The Office for Students isn’t the complaints body for English higher education, it’s the Office of the Independent Adjudicator.

Maybe he means that students should use the OfS “notifications” process. But as OfS makes clear, it doesn’t do individual complaints:

We will not be able to update you on the progress or outcome of the issue that you have raised. Confirming or denying that we are investigating a concern could interfere with our ability to investigate effectively, for example by tipping off a university or college about our interest.

And as OfS’ CEO Nicola Dandridge said back in September:

What we will be looking for is quality provision whether or not it’s face-to-face or online.”

Maybe I’m breaking my own overthinking-Zahawi rule here – but what’s striking is not so much that ministers continue to believe that “something is wrong with universities”, but that as they clutch that belief, they have nothing to offer students, parents or reporters on fixing the problem beyond pointing at their own wrist’s length regulator.

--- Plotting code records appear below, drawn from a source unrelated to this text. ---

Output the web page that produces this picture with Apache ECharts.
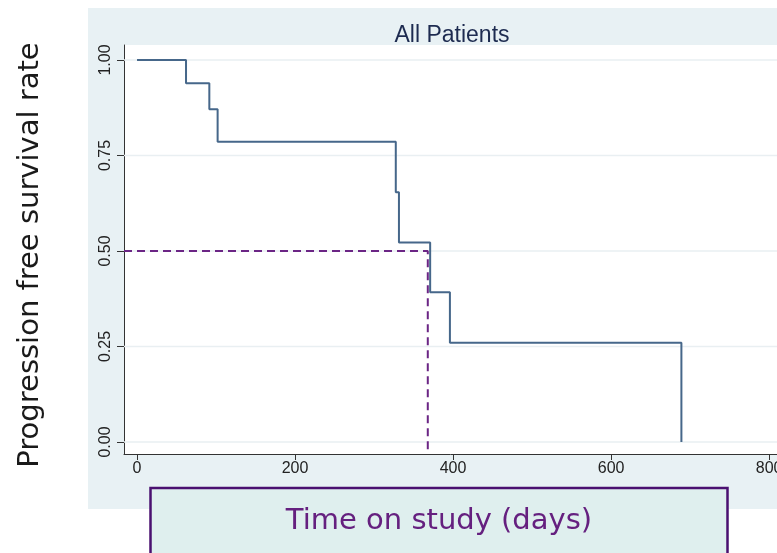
<!DOCTYPE html>
<html>
<head>
<meta charset="utf-8">
<script src="https://cdn.jsdelivr.net/npm/echarts@6/dist/echarts.min.js"></script>
<style>
html,body{margin:0;padding:0;background:#fff;}
#c{width:777px;height:553px;}
</style>
</head>
<body>
<div id="c"></div>
<script>
// Kaplan-Meier step points (day, survival)
var times = [0, 62, 91.5, 102, 327.5, 331.5, 371, 396, 689];
var survival = [1.00, 0.939, 0.871, 0.786, 0.654, 0.522, 0.392, 0.260, 0.00];
var medianDay = 368;
var medianRate = 0.5;
var xTicks = [0, 200, 400, 600, 800];
var yTicks = [0, 0.25, 0.5, 0.75, 1];

var xMin = -16.5, xMax = 810;
var yMin = -0.0314, yMax = 1.0393;

var kmData = times.map(function (t, i) { return [t, survival[i]]; });
var medianData = [[xMin, medianRate], [medianDay, medianRate], [medianDay, yMin]];

var gridSeries = yTicks.map(function (v) {
  return {
    type: 'line', data: [[xMin, v], [xMax, v]], showSymbol: false, symbol: 'none', z: 1, silent: true,
    lineStyle: {color: '#e9eff2', width: 1.5}
  };
});

var chart = echarts.init(document.getElementById('c'), null, {renderer: 'canvas'});
chart.setOption({
  animation: false,
  backgroundColor: '#ffffff',
  title: {
    text: 'All Patients',
    left: 447, top: 19, textAlign: 'center',
    textStyle: {fontFamily: 'Liberation Sans', fontSize: 23, fontWeight: 'normal', color: '#1d2b50'}
  },
  graphic: [
    {type: 'rect', z: -100, shape: {x: 88, y: 8, width: 700, height: 501}, style: {fill: '#e8f1f4'}},
    {type: 'rect', z: 100, shape: {x: 150.5, y: 488, width: 577, height: 80},
     style: {fill: '#dfefee', stroke: '#4a1070', lineWidth: 2.5}},
    {type: 'text', z: 101, x: 439, y: 521,
     style: {text: 'Time on study (days)', fill: '#65207f', font: 'normal 29px "DejaVu Sans"', textAlign: 'center', textVerticalAlign: 'middle'}},
    {type: 'text', z: 101, x: 30, y: 255, rotation: Math.PI / 2,
     style: {text: 'Progression free survival rate', fill: '#1a1a1a', font: 'normal 29px "DejaVu Sans"', textAlign: 'center', textVerticalAlign: 'middle'}}
  ],
  grid: {left: 124, top: 45, right: 0, bottom: 99, show: true, backgroundColor: '#ffffff', borderWidth: 0,
    containLabel: false, outerBoundsMode: 'none'},
  xAxis: {
    type: 'value', min: xMin, max: xMax,
    axisLine: {show: true, onZero: false, lineStyle: {color: '#333', width: 1}},
    axisTick: {show: true, length: 6, customValues: xTicks, lineStyle: {color: '#333'}},
    axisLabel: {customValues: xTicks, fontFamily: 'Liberation Sans', fontSize: 16, color: '#222', margin: 7},
    splitLine: {show: false}
  },
  yAxis: {
    type: 'value', min: yMin, max: yMax,
    axisLine: {show: true, onZero: false, lineStyle: {color: '#333', width: 1}},
    axisTick: {show: true, length: 7, customValues: yTicks, lineStyle: {color: '#333'}},
    axisLabel: {customValues: yTicks, rotate: 90, fontFamily: 'Liberation Sans', fontSize: 16, color: '#222', margin: 10,
      formatter: function (v) { return v.toFixed(2); }},
    splitLine: {show: false}
  },
  series: gridSeries.concat([
    {
      type: 'line', data: kmData, step: 'end', showSymbol: false, symbol: 'none', z: 3,
      lineStyle: {color: '#46678a', width: 2}
    },
    {
      type: 'line', data: medianData, showSymbol: false, symbol: 'none', z: 2,
      lineStyle: {color: '#6b2585', width: 2, type: [8, 5]}
    }
  ])
});
</script>
</body>
</html>
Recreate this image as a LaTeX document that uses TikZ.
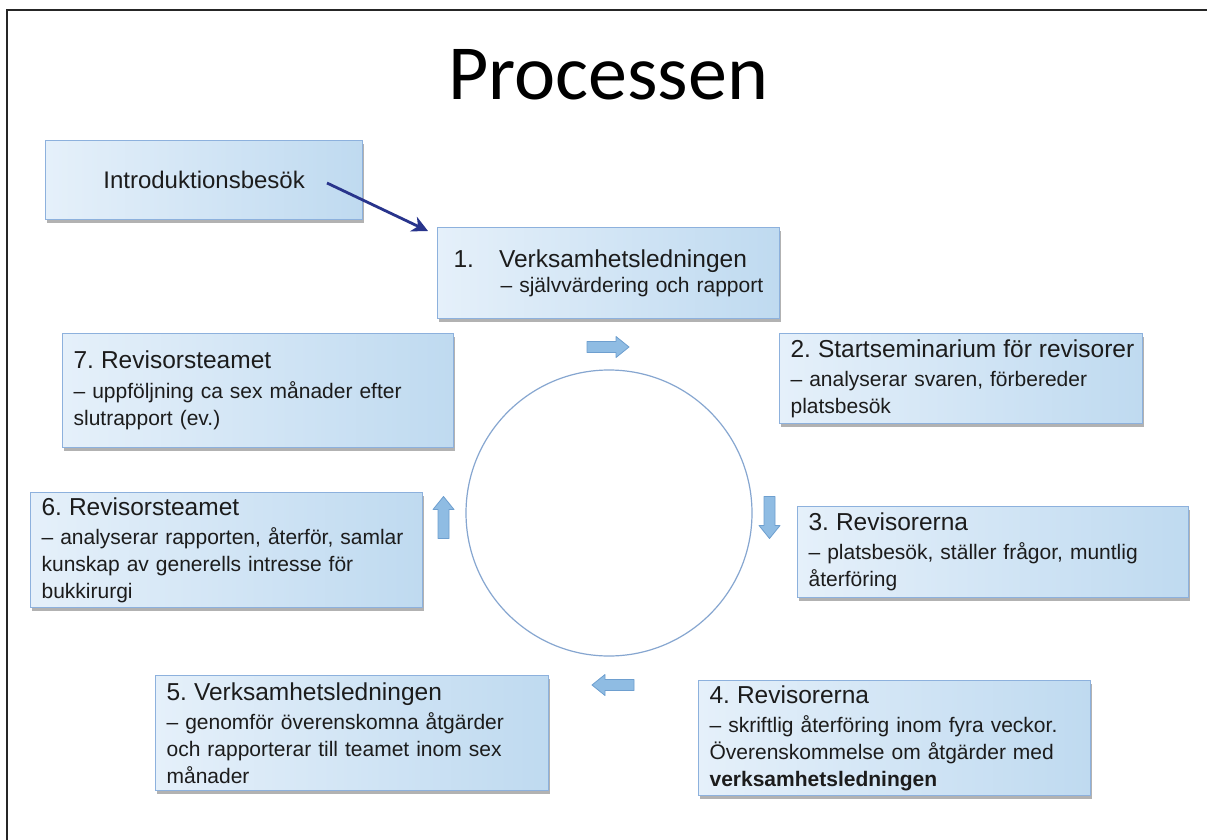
\documentclass[tikz,border=0pt]{standalone}
\usepackage{fontspec}
\setmainfont{Liberation Sans}
\newfontfamily\titlefont{Carlito}
\usetikzlibrary{shadows,arrows.meta}
\definecolor{boxborder}{HTML}{8DB1DD}
\definecolor{boxleft}{HTML}{E5F0FA}
\definecolor{boxright}{HTML}{BFDAF0}
\definecolor{txt}{HTML}{1C1C1C}
\definecolor{navy}{HTML}{28348C}
\definecolor{arrfill}{HTML}{8FBCE3}
\definecolor{arrdraw}{HTML}{6E9FCF}
\definecolor{circ}{HTML}{86A6D0}
\newcommand{\hdf}{\fontsize{24.5}{27}\selectfont}
\newcommand{\sbf}{\fontsize{21}{27}\selectfont}
\newcommand{\hd}[1]{\mbox{\hdf #1}}
\frenchspacing
\tikzset{
  box/.style={draw=boxborder, line width=1.2pt, left color=boxleft, right color=boxright,
    anchor=north west, align=left, inner xsep=11pt, inner ysep=0pt, text=txt, font=\sbf\frenchspacing,
    drop shadow={shadow xshift=1pt, shadow yshift=-3pt, fill=black, opacity=0.3}},
  barrowstyle/.style={fill=arrfill, draw=arrdraw, line width=0.8pt, line join=round},
  barrow/.pic={\path[barrowstyle] (-21,-5.5) -- (8,-5.5) -- (8,-10.5) -- (21,0) -- (8,10.5) -- (8,5.5) -- (-21,5.5) -- cycle;},
}
\begin{document}
\begin{tikzpicture}[x=1pt,y=-1pt]
\useasboundingbox (0,0) rectangle (1207,840);
\fill[white] (0,0) rectangle (1207,840);
\draw[line width=2pt, color=black!85] (1207,10) -- (7,10) -- (7,840);

\node[anchor=base, text=black, font=\titlefont\fontsize{78}{80}\selectfont] (title) at (608,100) {Processen};

\node[box, minimum width=317pt, minimum height=79pt, text width=295pt, align=center, font=\fontsize{24}{28}\selectfont] (intro) at (45,140) {Introduktionsbesök};

\node[box, minimum width=342pt, minimum height=91pt, text width=320pt] (b1) at (437,227)
  {\hspace*{5pt}\hd{1.\hspace{25pt}Verksamhetsledningen}\\[-2pt]\hspace*{52pt}– självvärdering och rapport};

\node[box, minimum width=363pt, minimum height=90pt, text width=341pt] (b2) at (779,333)
  {\hd{2. Startseminarium för revisorer}\\[2pt]– analyserar svaren, förbereder\\platsbesök};

\node[box, minimum width=391pt, minimum height=91pt, text width=369pt] (b3) at (797,506)
  {\hd{3. Revisorerna}\\[2pt]– platsbesök, ställer frågor, muntlig\\återföring};

\node[box, minimum width=392pt, minimum height=115pt, text width=370pt] (b4) at (698,680)
  {\hd{4. Revisorerna}\\[2pt]– skriftlig återföring inom fyra veckor.\\Överenskommelse om åtgärder med\\\textbf{verksamhetsledningen}};

\node[box, minimum width=393pt, minimum height=115pt, text width=371pt] (b5) at (155,675)
  {\hd{5. Verksamhetsledningen}\\[2pt]– genomför överenskomna åtgärder\\och rapporterar till teamet inom sex\\månader};

\node[box, minimum width=392pt, minimum height=115pt, text width=370pt] (b6) at (30,492)
  {\hd{6. Revisorsteamet}\\[2pt]– analyserar rapporten, återför, samlar\\kunskap av generells intresse för\\bukkirurgi};

\node[box, minimum width=391pt, minimum height=114pt, text width=369pt] (b7) at (62,333)
  {\hd{7. Revisorsteamet}\\[3pt]– uppföljning ca sex månader efter\\slutrapport (ev.)};

\node[circle, draw=circ, line width=1.2pt, fill=white, minimum size=286pt, inner sep=0pt] (c) at (609,513) {};

\pic at (608,347) {barrow};
\pic[rotate=-90] at (769.5,517.5) {barrow};
\pic[rotate=180] at (613,685) {barrow};
\pic[rotate=90] at (443.5,517.5) {barrow};

\coordinate (s) at (327,183);
\coordinate (e) at (428,231);
\draw[navy, line width=2.8pt, -{Stealth[length=16pt,width=16pt,inset=5pt]}] (s) -- (e);
\end{tikzpicture}
\end{document}
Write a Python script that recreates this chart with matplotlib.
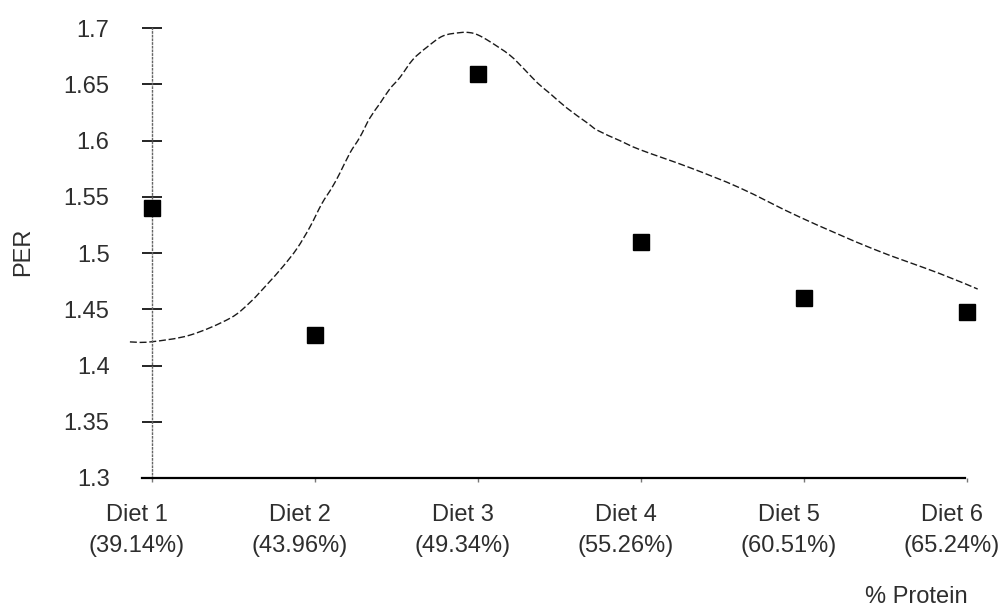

About the only sensible thing I’ve read on all this comes from Olivia Anderson from Ripon on the website of Greatest Hits Radio (the Good Times Sound Like This) which I’ll reproduce here in full:

I didn’t meet anybody and I didn’t really make any friends and trying to make friends with people on Snapchat group chats is not the same but this year we’re allowed to be on campus the learning aspect and the social aspect are so much better and it’s a really big change.

The first year of my uni was completely online. The content was so hard to learn because we didn’t have the practical aspect to also learn from. You don’t really focus as much so I don’t feel like I learnt as well as a normal year would have been.

Especially for practical courses, you really have to do your practicals to be able to do a good assignment. Last year when everything was online and we couldn’t do certain practical and trying to write a lab report on a practical you haven’t done was really difficult and I probably didn’t do as well in it as I could have.

If that happened this year in my second year when the grades that we get really start to count towards the final grade then it is really going to impact me a lot because you need the first hand teaching experience to be able to produce the best piece of work.”